A visit from important foreign guests to the institute warranted a trip to eat the all famous, “Beijing kao ya,” or Peking Roast Duck. Our group of ten headed to a famous roast duck restaurant near the Olympic village. The place was packed with waitresses in Qing Dynasty costumes with walki-talkies and headphones. The walls were covered in pictures of foreign guests and dignitaries that had dined there during the Olympics. I noted that Gloria Macapagal-Arroyo represented the Philippines as well as one could with a whole naked duck in the foreground. We were ushered to the private “Putin room,” complete with Chinese and Russian flags as the table centerpiece and pictures of Vladimir Putin and his entourage enjoying roast duck. We ordered two entire ducks prepared with the “Putin” menu.
This restaurant was obviously still riding the Olympic theme. First to arrive on our table was a small plate of fried duck skin intricately woven into the shape of the neighboring Olympic bird nest. Next was a simulacrum of the Olympic aquatic center which took the form of duck skin chunks suspended in a rectangular mass of translucent gelatin. The jiggling mound was set atop a base with a blue twinkling light bulb making it glow aquamarine. I tried a cube as it glided past me on the rotating glass Lazy Susan. It tasted exactly like what you might expect if you ate a big spoon full of the semi-hardened grease that pools around your turkey a few days after Thanksgiving.

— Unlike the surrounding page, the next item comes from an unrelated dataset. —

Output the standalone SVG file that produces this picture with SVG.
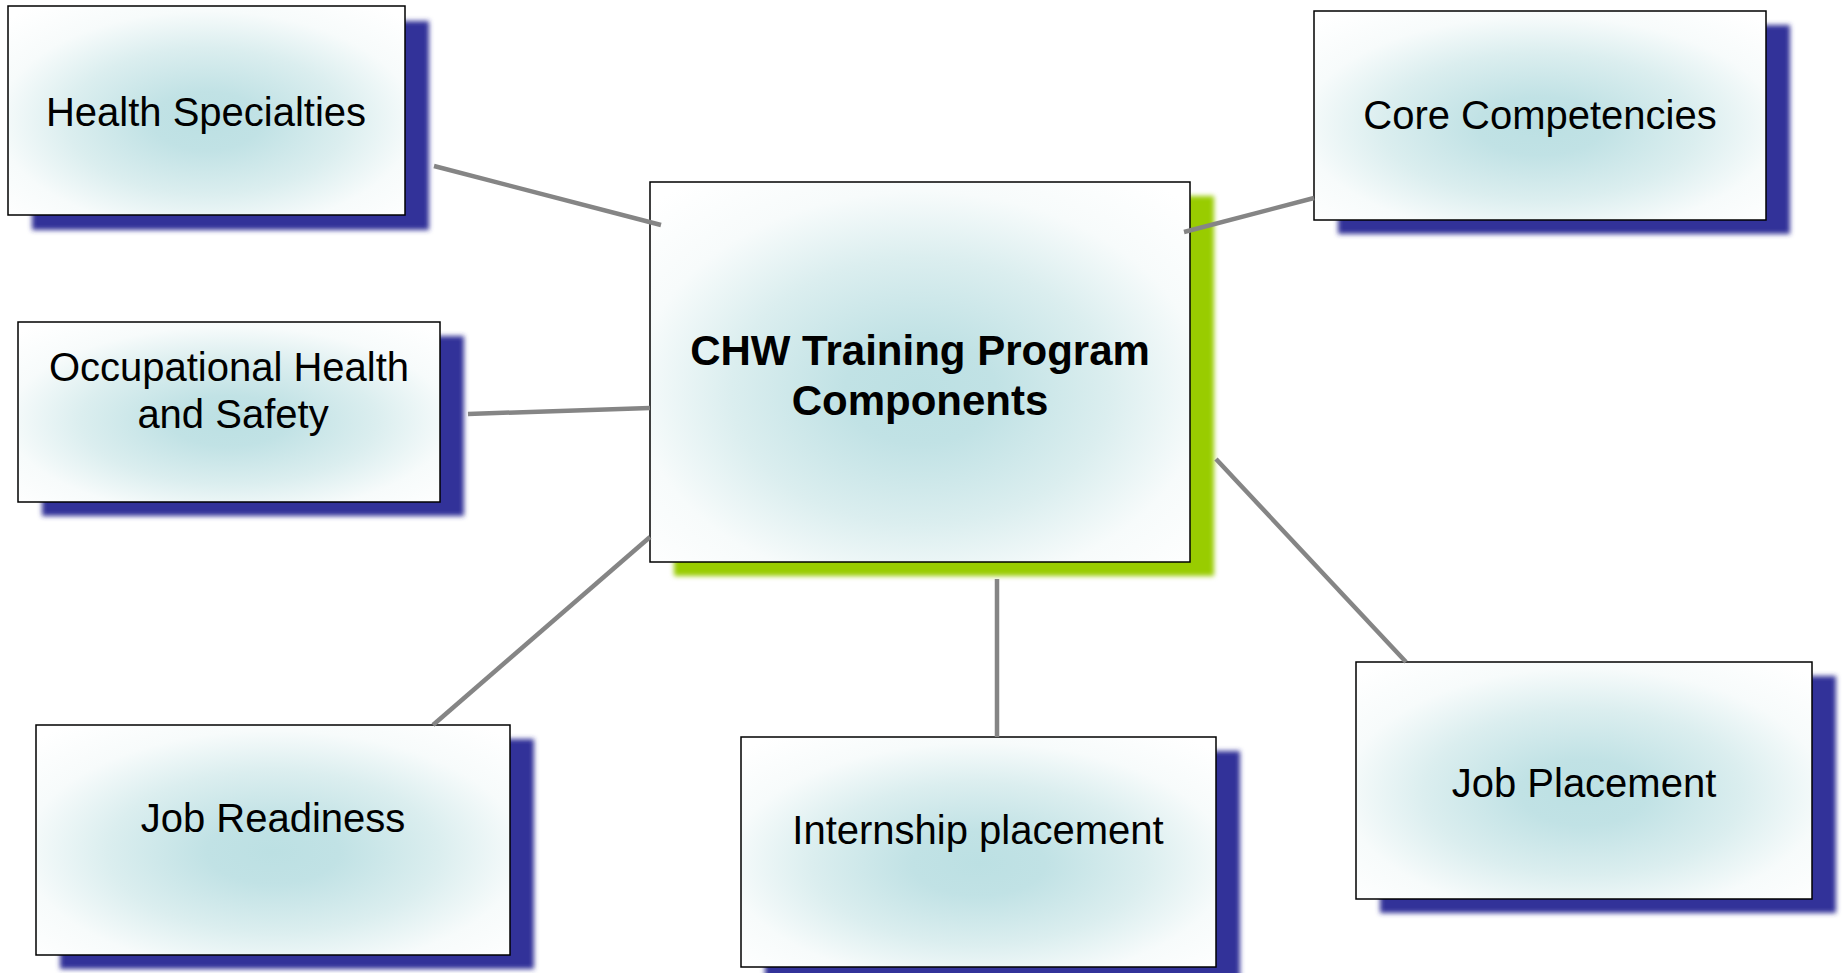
<svg xmlns="http://www.w3.org/2000/svg" width="1845" height="973" viewBox="0 0 1845 973">
<defs>
<radialGradient id="glow" cx="0.5" cy="0.55" r="0.7" fx="0.5" fy="0.55">
<stop offset="0" stop-color="#bce0e3"/>
<stop offset="0.2" stop-color="#c1e2e5"/>
<stop offset="0.5" stop-color="#dbeeef"/>
<stop offset="0.75" stop-color="#f7fbfb"/>
<stop offset="1" stop-color="#ffffff"/>
</radialGradient>
<filter id="blur" x="-10%" y="-10%" width="120%" height="120%">
<feGaussianBlur stdDeviation="2.5"/>
</filter>
<style>
.shadow{fill:#333399;filter:url(#blur)}
.gshadow{fill:#99cc00;filter:url(#blur)}
.box{fill:url(#glow);stroke:#000;stroke-width:1.5}
.lbl{font-family:"Liberation Sans",Arial,sans-serif;font-size:40px;fill:#000;text-anchor:middle}
.title{font-family:"Liberation Sans",Arial,sans-serif;font-size:42px;font-weight:bold;fill:#000;text-anchor:middle}
.conn{stroke:#858585;stroke-width:4.5;fill:none}
</style>
</defs>
<rect width="1845" height="973" fill="#ffffff"/>
<g id="center">
<rect class="gshadow" x="674" y="196" width="540" height="380"/>
<rect class="box" x="650" y="182" width="540" height="380"/>
<text class="title" x="920" y="365">CHW Training Program</text>
<text class="title" x="920" y="415">Components</text>
</g>
<g id="health-specialties">
<rect class="shadow" x="32" y="21" width="397" height="209"/>
<rect class="box" x="8" y="6" width="397" height="209"/>
<text class="lbl" x="206" y="126">Health Specialties</text>
</g>
<g id="core-competencies">
<rect class="shadow" x="1338" y="25" width="452" height="209"/>
<rect class="box" x="1314" y="11" width="452" height="209"/>
<text class="lbl" x="1540" y="129">Core Competencies</text>
</g>
<g id="occupational-health">
<rect class="shadow" x="42" y="336" width="422" height="180"/>
<rect class="box" x="18" y="322" width="422" height="180"/>
<text class="lbl" x="229" y="381">Occupational Health</text>
<text class="lbl" x="233" y="428">and Safety</text>
</g>
<g id="job-readiness">
<rect class="shadow" x="60" y="739" width="474" height="230"/>
<rect class="box" x="36" y="725" width="474" height="230"/>
<text class="lbl" x="273" y="832">Job Readiness</text>
</g>
<g id="internship-placement">
<rect class="shadow" x="765" y="751" width="475" height="230"/>
<rect class="box" x="741" y="737" width="475" height="230"/>
<text class="lbl" x="978" y="844">Internship placement</text>
</g>
<g id="job-placement">
<rect class="shadow" x="1380" y="676" width="456" height="237"/>
<rect class="box" x="1356" y="662" width="456" height="237"/>
<text class="lbl" x="1584" y="797">Job Placement</text>
</g>
<g id="connectors">
<line class="conn" x1="434" y1="166" x2="661" y2="225"/>
<line class="conn" x1="1184" y1="232" x2="1314" y2="198"/>
<line class="conn" x1="468" y1="414" x2="650" y2="408"/>
<line class="conn" x1="433" y1="725" x2="650" y2="537"/>
<line class="conn" x1="997" y1="579" x2="997" y2="737"/>
<line class="conn" x1="1216" y1="459" x2="1406" y2="662"/>
</g>
</svg>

The waitress announced the name of each in Chinese as she placed them on the table. First was the usual, duck meat served with sweet hoisin (thick dark and sweet) sauce and spring onions all to be rolled up in thin crepe-like pancakes and eaten like tiny burritos. Undeniably delicious! Then, a plate of fleshy floppy “duck feet” arrived. With a little encouragement from my boss, the other American at the table and I lifted the wilted webbed bits of flesh from the plate with chop sticks, dipped them into mustard sauce, and plunged them into your mouths with a cringe. We both reached for our beer and gulped to forget the soft crunch of flavorless cartilage. I understood the next few dishes as announced, “duck liver,” “duck hearts cooked in Chinese white liquor,” “duck neck,” “boiled duck head,” (which was split in two for ease of eating I suppose). But then there was one dish announced that was beyond my vocabulary and visual identification. I turned to my boss and said, “I don’t’ know that one.” He laughed out loud and said, “And nor can I tell you.” There was an awkward silence as he thought for a moment and then said in English, “The Chinese have a special word for this too, “Duck Precious!”
I tried everything and at the same time tried not to think about what effect the layering of such new cuisine in my stomach might have later.